Pas trop, non, mais ça ne nous empêche pas de passer à la chanson suivante : T. Rex, 20th Century Boy. “Bolan et Bowie ont précédé le genre de musique qu’on entend dans Rock Forever. C’est ce qui résonne le plus en moi. Un jour, une médium m’a dit que le fantôme de Marc Bolan était mon guide spirituel. C’est bien vu, non ? Sauf que tout le monde sait que les médiums disent aux gens ce qu’ils veulent entendre : ce jour-là, je portais un manteau en fourrure, torse nu, avec un chapelet et une bouteille de vodka à la main – forcément…”
On enchaîne avec Nirvana, qui inspire moyennement notre homme. On songe alors à lui passer un morceau de son ex, Katy Perry (ou à lui demander “c’était quoi vos teenage dreams ?”), mais ce serait un coup bas – pas notre genre, et de toute façon, maman Brand veille derrière la porte, prête à bondir. Ce sera finalement I’ve Told Every Little Star de Linda Scott, un standard easy-listening qu’on entend dans Mulholland Drive de David Lynch, quand le réalisateur, joué par Justin Theroux, auditionne des actrices. Pourquoi ? Parce que le premier est, paraît-il, un de ses amis, tandis que le second a écrit le scénario de Rock Forever.

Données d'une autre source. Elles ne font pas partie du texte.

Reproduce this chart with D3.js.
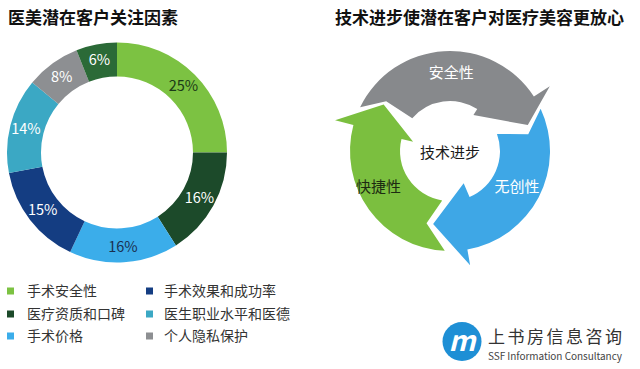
<!DOCTYPE html>
<html>
<head>
<meta charset="utf-8">
<script src="https://cdn.jsdelivr.net/npm/d3@7/dist/d3.min.js"></script>
<style>
  html, body { margin: 0; padding: 0; background: #ffffff; }
  svg { display: block; }
  text { font-family: "Noto Sans CJK SC", "Noto Sans", sans-serif; }
</style>
</head>
<body>
<svg id="chart" width="640" height="369"></svg>
<script>
// ---------- data ----------
const leftTitle = "医美潜在客户关注因素";
const rightTitle = "技术进步使潜在客户对医疗美容更放心";
const categories = ["手术安全性", "医疗资质和口碑", "手术价格", "手术效果和成功率", "医生职业水平和医德", "个人隐私保护", "其他"];
const values = [25, 16, 16, 15, 14, 8, 6];
const colors = ["#7cc242", "#1c4a2a", "#3badea", "#143d82", "#3ba8c4", "#8d8f92", "#2b6a37"];
const labelColors = ["#1b3a17", "#ffffff", "#1a3050", "#ffffff", "#ffffff", "#ffffff", "#ffffff"];
const legendOrder = [0, 3, 1, 4, 2, 5]; // two columns, row-major
const cycleLabels = ["安全性", "无创性", "快捷性"];
const cycleColors = ["#87898c", "#3ea7e6", "#7bbf3f"];
const cycleLabelColors = ["#ffffff", "#ffffff", "#1d2b12"];
const cycleCenterLabel = "技术进步";
const logoCn = "上书房信息咨询";
const logoEn = "SSF Information Consultancy";

const svg = d3.select("#chart");

// ---------- left: donut ----------
svg.append("text").attr("x", 8).attr("y", 24)
  .attr("font-size", 17).attr("font-weight", 700).attr("fill", "#111")
  .text(leftTitle);

const cx = 117, cy = 152.5, R = 110, r = 76;
const pie = d3.pie().sort(null).value(d => d)(values);
const arc = d3.arc().innerRadius(r).outerRadius(R);
const labelArc = d3.arc().innerRadius(94).outerRadius(94);
const g = svg.append("g").attr("transform", `translate(${cx},${cy})`);
g.selectAll("path.slice").data(pie).join("path")
  .attr("class", "slice")
  .attr("d", arc)
  .attr("fill", (d, i) => colors[i]);
g.selectAll("text.lbl").data(pie).join("text")
  .attr("class", "lbl")
  .attr("transform", d => `translate(${labelArc.centroid(d)})`)
  .attr("text-anchor", "middle").attr("dy", "0.36em")
  .attr("font-family", "'Open Sans', 'Noto Sans', sans-serif")
  .attr("font-size", 14.5)
  .attr("fill", (d, i) => labelColors[i])
  .text(d => d.data + "%");

// legend
const legX = [7, 146], legTextX = [27, 164], legY = [291, 314, 336];
legendOrder.forEach((ci, k) => {
  const col = k % 2, row = Math.floor(k / 2);
  svg.append("rect").attr("x", legX[col]).attr("y", legY[row] - 3.5)
    .attr("width", 7).attr("height", 7).attr("fill", colors[ci]);
  svg.append("text").attr("x", legTextX[col]).attr("y", legY[row])
    .attr("dy", "0.36em").attr("font-size", 14).attr("fill", "#333")
    .text(categories[ci]);
});

// ---------- right: cycle ----------
svg.append("text").attr("x", 335).attr("y", 24)
  .attr("font-size", 17).attr("font-weight", 700).attr("fill", "#111")
  .text(rightTitle);

const ccx = 450, ccy = 151, CR = 100, cr = 50;
// shape geometry per arrow (compass degrees, clockwise from north)
const shapes = [
  {tO: -64, tN: -52, tI: -49, tR: 81, hO: 57, hOR: 119, hT: 71.6, hTR: 82, hI: 33, hIR: 43},
  {tO: 65, tN: 78, tI: 70, tR: 80, hO: 170, hOR: 116, hT: 193, hTR: 75, hI: 157, hIR: 35},
  {tO: 183, tN: 198, tI: 189, tR: 76, hO: 285, hOR: 119, hT: 305, hTR: 81, hI: 284, hIR: 38}
];
const rad = a => a * Math.PI / 180;
const P = (a, rr) => [ccx + rr * Math.sin(rad(a)), ccy - rr * Math.cos(rad(a))];
const th = a => rad(a - 90);
shapes.forEach((s, i) => {
  const p = d3.path();
  p.moveTo(...P(s.tO, CR));
  p.arc(ccx, ccy, CR, th(s.tO), th(s.hO), false);
  p.lineTo(...P(s.hO, s.hOR));
  p.lineTo(...P(s.hT, s.hTR));
  p.lineTo(...P(s.hI, s.hIR));
  p.lineTo(...P(s.hI, cr));
  p.arc(ccx, ccy, cr, th(s.hI), th(s.tI), true);
  p.lineTo(...P(s.tN, s.tR));
  p.closePath();
  svg.append("path").attr("d", p.toString()).attr("fill", cycleColors[i]);
});
const labelPos = [{a: 1, r: 78}, {a: 118, r: 76}, {a: 243.5, r: 80}];
cycleLabels.forEach((t, i) => {
  const [x, y] = P(labelPos[i].a, labelPos[i].r);
  svg.append("text").attr("x", x).attr("y", y).attr("dy", "0.36em")
    .attr("text-anchor", "middle").attr("font-size", 15)
    .attr("fill", cycleLabelColors[i]).text(t);
});
svg.append("text").attr("x", ccx).attr("y", ccy + 2).attr("dy", "0.36em")
  .attr("text-anchor", "middle").attr("font-size", 15).attr("fill", "#1a1a1a")
  .text(cycleCenterLabel);

// ---------- logo ----------
svg.append("circle").attr("cx", 462).attr("cy", 341.5).attr("r", 19.5).attr("fill", "#1e8fd5");
svg.append("text").attr("x", 462).attr("y", 341.5).attr("dy", "0.33em")
  .attr("text-anchor", "middle").attr("font-family", "'DejaVu Serif', serif")
  .attr("font-style", "italic").attr("font-weight", 700)
  .attr("font-size", 28).attr("fill", "#ffffff").text("m");
svg.append("text").attr("x", 488).attr("y", 342.5).attr("font-size", 17)
  .attr("fill", "#333").attr("textLength", 134).text(logoCn);
svg.append("text").attr("x", 488).attr("y", 359.5).attr("font-size", 10)
  .attr("font-family", "'Liberation Sans', Arial, sans-serif")
  .attr("fill", "#444").attr("textLength", 134).text(logoEn);
</script>
</body>
</html>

“Je connais David grâce à la méditation transcendantale et on est devenus très potes. L’autre jour, il m’appelle et me dit (il imite la voix de Lynch – ndlr) : ‘Hey Russell, y a des colibris dans mon jardin… Et je communique avec eux tu sais… je fais un son et ils me comprennent…’ Il me rappelle une heure après, et j’entends à sa voix qu’il est déçu : ‘Russell, c’est David. Je viens de passer au studio, et tu sais quoi ? Mon pote Gene m’a dit que les colibris avaient l’instinct territorial… ça veut dire que ce qu’ils essayaient de me dire c’était probablement ‘Barre-toi !’”
Avant de confier Russell à sa maman, un petit Smiths, Asleep. “C’est ma chanson préférée des Smiths, nous dit-il, visiblement ému. Ça me rappelle l’époque où j’étais accro à l’héroïne et où je vivais dans un appartement au-dessus de mes moyens. Ma copine d’alors venait de me plaquer et je me retrouvais là, comme un con, dans un appart vide, le loyer pas payé depuis des mois, à écouter cette chanson en fumant de l’héro. Et je vois encore les larmes glisser sur le petit tas de poudre devant moi… Morrissey n’aurait pas imaginé meilleure anecdote, non ? Je demanderai à ce qu’ils la passent à mon enterrement, tiens.”